Ci pare pertinente, tuttavia, ricordare che le riforme – anche quelle migliori – camminano e si inverano solo attraverso la vitalità del corpo su cui si innestano. L’etica, la visione, la cultura, il nerbo e l’energia della magistratura sono la trama che sostiene qualsiasi intervento riformatore. Se si tratta di una trama fragile o – peggio – priva di sufficiente uniformità e coesione, non risulterà in grado di reggere le inevitabili ed enormi sollecitazioni che un ordine giudiziario dovrà sempre sostenere. Se, al contrario, si tratta di una trama solida e coesa, neppure cattive riforme potranno facilmente piegarla. Finora la magistratura questo lo ha capito. Ritrovi fiducia in se stessa e rispetto per il proprio ruolo e vedrà che la riforma, qualsiasi riforma, avrà un miglior sapore e comunque troverà ben diverso petto. 

 

 

1. Nel rinnovo quadriennale dell’intero organo, tutte le competenze e “i saperi” legati alla conoscenza delle complesse normative secondarie, delle prassi applicative e degli indirizzi amministrativi seguiti sono assicurate solo dalla struttura amministrativa, e in particolare dai magistrati segretari e dall’Ufficio studi, così potendosi sbilanciare o rendere meno limpido l’equilibrio fra componente elettiva e struttura amministrativa, inconveniente che sarebbe largamente disinnescato dalla continuità connessa a un rinnovo parziale biennale. 

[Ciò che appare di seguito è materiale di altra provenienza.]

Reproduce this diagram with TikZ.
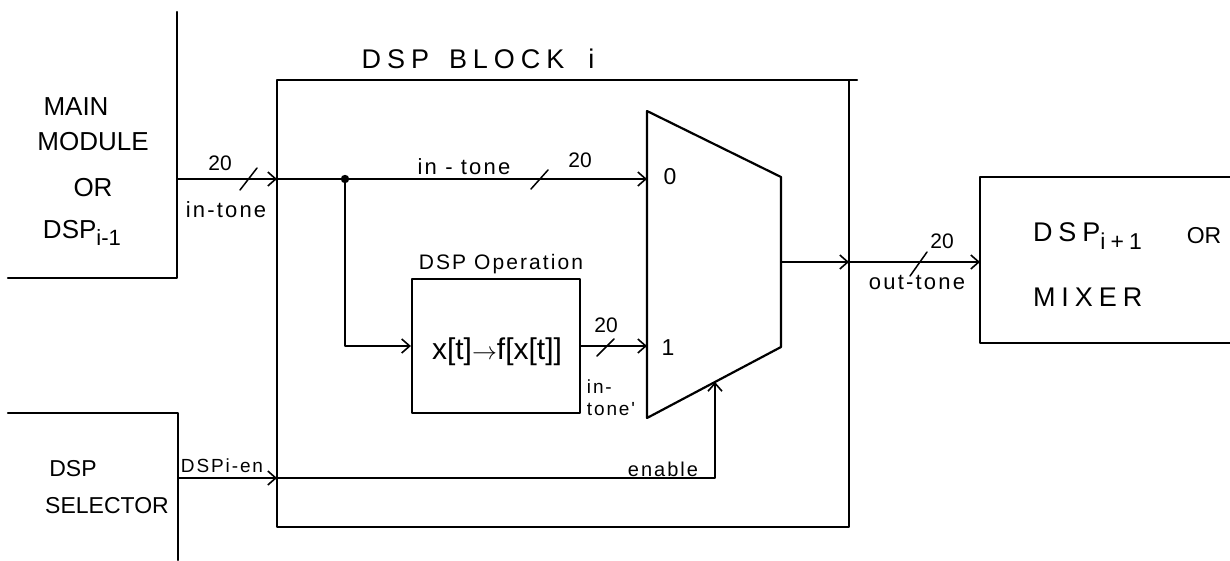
\documentclass[tikz,border=0pt]{standalone}
\usepackage{graphicx}
\usepackage{fontspec}
\setmainfont{Liberation Sans}
\newfontfamily\plain{Liberation Sans}
\newfontfamily\hand[LetterSpace=10]{Liberation Sans}
\newfontfamily\handw[LetterSpace=22]{Liberation Sans}
\usetikzlibrary{arrows.meta}
\newcommand\lowsub[1]{\raisebox{-0.3em}{\scalebox{0.85}{#1}}}
\begin{document}
\begin{tikzpicture}[x=1pt,y=-1pt,line width=2pt,line cap=round,line join=round,
  arr/.style={-{Straight Barb[length=8pt,width=14pt,line width=1.6pt]}},
  tick/.style={line width=1.5pt},
  txt/.style={inner sep=0pt,outer sep=0pt},
  bigtxt/.style={txt,font=\plain\fontsize{26}{28}\selectfont},
  widetxt/.style={txt,font=\handw\fontsize{27}{30}\selectfont},
  midtxt/.style={txt,font=\plain\fontsize{23}{25}\selectfont},
  lbl/.style={txt,font=\hand\fontsize{22}{24}\selectfont},
  smalllbl/.style={txt,font=\hand\fontsize{19}{22}\selectfont},
  num/.style={txt,font=\plain\fontsize{21}{23}\selectfont},
  boxline/.style={line width=2.2pt}]
\useasboundingbox (0,0) rectangle (1230,560);

% --- Main module (partially shown) ---
\draw[boxline] (8,278) -- (177,278) -- (177,12);
\coordinate (mmout) at (177,179);
\node[bigtxt] (mmA) at (76,107) {MAIN};
\node[bigtxt] (mmB) at (93,142) {MODULE};
\node[bigtxt] (mmC) at (93,188) {OR};
\node[bigtxt] (mmD) at (82,233) {DSP\lowsub{i-1}};

% --- DSP selector (partially shown) ---
\draw[boxline] (8,413) -- (178,413) -- (178,560);
\coordinate (selout) at (178,478);
\node[midtxt] (selA) at (73,469) {DSP};
\node[midtxt] (selB) at (107,506) {SELECTOR};

% --- DSP block ---
\draw[boxline] (277,80) rectangle (849,527);
\draw[boxline] (849,80) -- (857,80);
\node[widetxt] (title) at (478,59) {DSP\hspace{20pt}BLOCK\hspace{24pt}i};
\coordinate (blkin) at (277,179);
\coordinate (blken) at (277,478);
\coordinate (blkout) at (849,262);

% --- Multiplexer ---
\draw[boxline] (647,111) -- (781,177) -- (781,347) -- (647,418) -- cycle;
\coordinate (mux0) at (647,179);
\coordinate (mux1) at (647,346);
\coordinate (muxout) at (781,262);
\coordinate (muxsel) at (715,382);
\node[midtxt] (zero) at (670,177) {0};
\node[midtxt] (one) at (668,348) {1};

% --- DSP operation box ---
\node[draw,boxline,minimum width=168pt,minimum height=134pt,inner sep=0pt] (op) at (496,346) {};
\node[txt,font=\plain\fontsize{30}{32}\selectfont] (opfun) at (497,352) {x[t]$\rightarrow$f[x[t]]};
\node[txt,font=\hand\fontsize{21}{24}\selectfont] (optitle) at (501,264) {DSP Operation};

% --- next stage (partially shown) ---
\draw[boxline] (1230,177) -- (980,177) -- (980,343) -- (1230,343);
\coordinate (nextin) at (980,262);
\node[widetxt,anchor=west] (nxA) at (1033,236) {DSP\lowsub{i+1}};
\node[txt,font=\plain\fontsize{23}{25}\selectfont] (nxB) at (1204,236) {OR};
\node[widetxt,anchor=west] (nxC) at (1033,297) {MIXER};

% --- junction ---
\coordinate (jn) at (345,179);

% --- connectors ---
\draw[arr] (mmout) -- (blkin);
\draw[arr] (blkin) -- (mux0);
\fill (jn) circle (4.2pt);
\draw[arr] (jn) |- (op.west);
\draw[arr] (op.east) -- (mux1);
\draw[arr] (muxout) -- (blkout);
\draw[arr] (blkout) -- (nextin);
\draw[arr] (selout) -- (blken);
\draw[arr] (blken) -| (muxsel);

% --- bus width ticks ---
\draw[tick] (240,190) -- (257,168);
\draw[tick] (531,189) -- (548,170);
\draw[tick] (597,356) -- (614,339);
\draw[tick] (910,276) -- (927,252);

% --- labels ---
\node[num] (w1) at (220,163) {20};
\node[lbl] (l1) at (226,210) {in-tone};
\node[lbl] (l2) at (464,167) {in - tone};
\node[num] (w2) at (580,160) {20};
\node[num] (w3) at (606,325) {20};
\node[smalllbl,align=left] (l3) at (611,398) {in-\\tone'};
\node[smalllbl] (l4) at (222,466) {DSPi-en};
\node[txt,font=\hand\fontsize{20}{22}\selectfont] (l5) at (663,469) {enable};
\node[num] (w4) at (942,241) {20};
\node[lbl] (l6) at (917,282) {out-tone};
\end{tikzpicture}
\end{document}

2. Sarebbe all’uopo sufficiente aumentare di un terzo l’attuale coefficiente numerico di 24 membri elettivi, portandolo a 36 e procedere al rinnovo “sfalsato” di tale “nuovo” terzo. 

3. Meglio se per metà dell’organo, piuttosto che secondo la geometria: 2/3 - 1/3.

4. Si potrebbe, ad esempio, ipotizzare che il Presidente della Repubblica scelga il vicepresidente autonomamente, al di fuori dei componenti eletti dal Parlamento, salvo l’eventuale riequilibrio numerico dei componenti o l’individuazione di altre soluzioni finalizzate a non incidere sull’attuale composizione “binaria” del Consiglio. Ma, a maggior ragione, una tale scelta può essere fatta solo avendo chiaro quanto essa allontani il Csm dall’attuale prossimità alla logica della rappresentanza, attraendola alla sfera d’influenza dell’alta magistratura.

5. Il tema della struttura amministrativa nel suo complesso è affrontato approfonditamente in questa Rivista trimestrale, nel fascicolo n. 4/2017, con riflessioni in parte ancora oggi utili. 

6. Il riferimento alle funzioni di legittimità viene adeguato alla normativa vigente in punto di valutazione di professionalità, così eliminando taluni contrasti interpretativi – non sempre disinteressati – che nel passato anche recente avevano inciso sulle valutazioni in punto di legittimazione a ottenere la nomina.

7. Vds., rispettivamente: www.questionegiustizia.it/rivista/articolo/60-anni-di-vita-le-nostre-rughe_491.php; www.questionegiustizia.it/articolo/autoriformare-il-csm__26-05-2015.php

8. Attualmente, l’art. 7, comma 1 della l. n. 195/1958 ne fissa il numero a 14. Ma in realtà una ricognizione puntuale del complesso assetto della normativa applicabile è contenuta nella delibera Csm del 5 dicembre 2012, avente ad oggetto: «Disciplina sulla presenza dei magistrati presso la Segreteria e l’Ufficio Studi del Consiglio superiore della magistratura». 

9. Sul punto, può risultare utile la ricostruzione operata nella citata delibera Csm del 5 dicembre 2012.

10. Anche sul punto, giova rimandare a questa Rivista trimestrale, n. 4/2017.

11. Più organizzativa, amministrativa e operativa la natura degli incarichi presso la Segreteria, più di studio e approfondimento normativo e scientifico la natura degli incarichi presso l’Ufficio studi e documentazione.